This surreal, blue-washed city leaves you feeling relaxed – and the prevalence of kif(marijuana) growing freely in fields nearby may contribute to such a sense of peacefulness… Chefchaouen is perched between mountain ranges and with a restored kasbah and beautiful medina, it truly is a stunning Moroccan destination. If you need a break from the hustle and bustle of some of the other cities, then this is your place. One of the highlights of our trip was sleeping under the stars on the rooftop of an old blue riad, and waking up in the morning to the sounds of donkeys from the surrounding farmland – a truly breathtaking experience.
Where To Go
- Wandering around the Kasbah and medina is a definite must. With many cafés, shops and blue-washed streets, it is a never-ending marvel to explore.
- See the traditional clothes washing area at the top of the river, where people still go to wash their clothes today
- Cross over the nearby hill where there is the Spanish Mosque, if you hike up in the evening you will be able to see sun set over the town of Chefchaouen. If you’re lucky – you might even see some goats up a tree, which is a sight that you have to see to believe.
- Nearby there are the Cascades d’Akchour which are quite beautiful but full of people, and ruined a bit by this fact.

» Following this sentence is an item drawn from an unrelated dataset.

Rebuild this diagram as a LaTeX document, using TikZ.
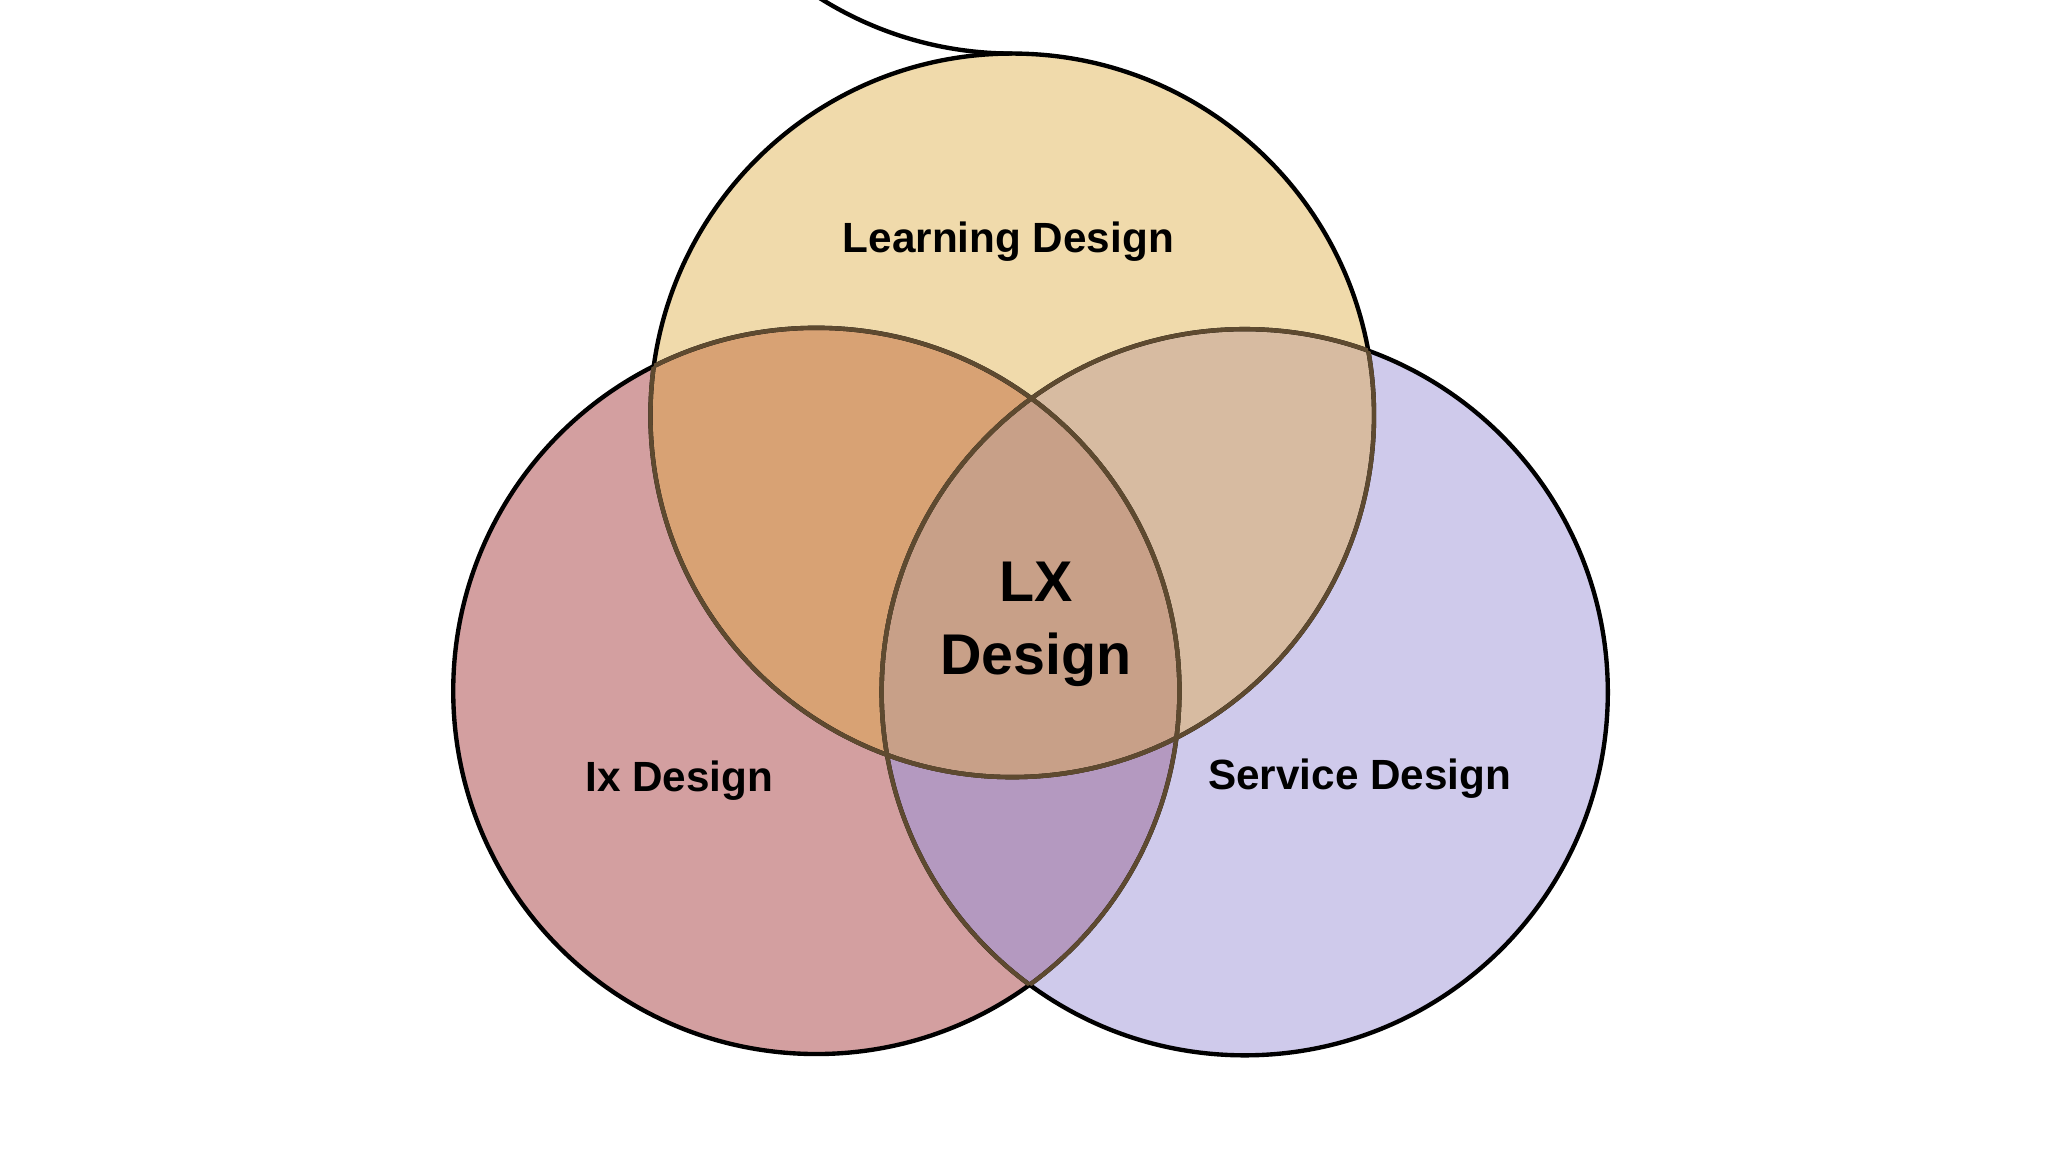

The Bridge of God is also a Grand Taxi trip away, but with fewer tourists it may be a better alternative to the Cascades.
The view from the Spanish Mosque
The perfect little laneways of Chefchaouen
Where To Stay
This really depends on your scene, I tried two different places here and could easily see that they suited two different kinds of backpacker.
Pension Souika is a smoker’s paradise – so it wasn’t ideal for me from the outset. The rooms were cheap and for an even lesser price, you could sleep upstairs on the roof near the chill out area. As I fell asleep to the sound of developing emphysema, it did harden my non-smoking resolve. Although for people who do come to Chefchaouen to sample the kif this is probably a good place to meet other similar backpackers and camp up in a cheap location.
Casa Amina is where I moved to when I wanted a break from the hostel. This place was run by a gorgeous old man and had recently been restored. With beautiful rooms and couches to relax on, as well as good WiFi, this place felt like a haven. I slept on the roof here for a very good price and had a marvellous time.
How To Get Around
Getting to Chefchaouen can be done from a variety of Moroccan cities, we caught the bus directly from Casablanca, but it also leaves from most other places. It was about 6.5 hours from Casablanca, but the bus was air-conditioned and quite comfortable. Trying to get back was another story; with buses booked out for days, so I was stranded for longer than I had anticipated. So book a return ticket if you know your dates. The main bus station is around 1.5km from the medina.
Getting around the area is easier as Chefchaouen is a small city and most of the sites are within walking distance. To get to nearby locations, such as Cascades d’Akchour and the Bridge of God, it is necessary to take a Grand Taxi. For the best deal, make sure your Grand Taxi is full of people (even if this means waiting at the rank for more travellers to arrive in search of a taxi), and agree on a price before you leave.
What To Eat
- “Prickly Pears” are cactus fruits and Moroccans are mad for them! There will be vendors at the side of the road that will sell them for very good prices if you know how to barter. If you can, bring a local with you so they can help you pick a good one.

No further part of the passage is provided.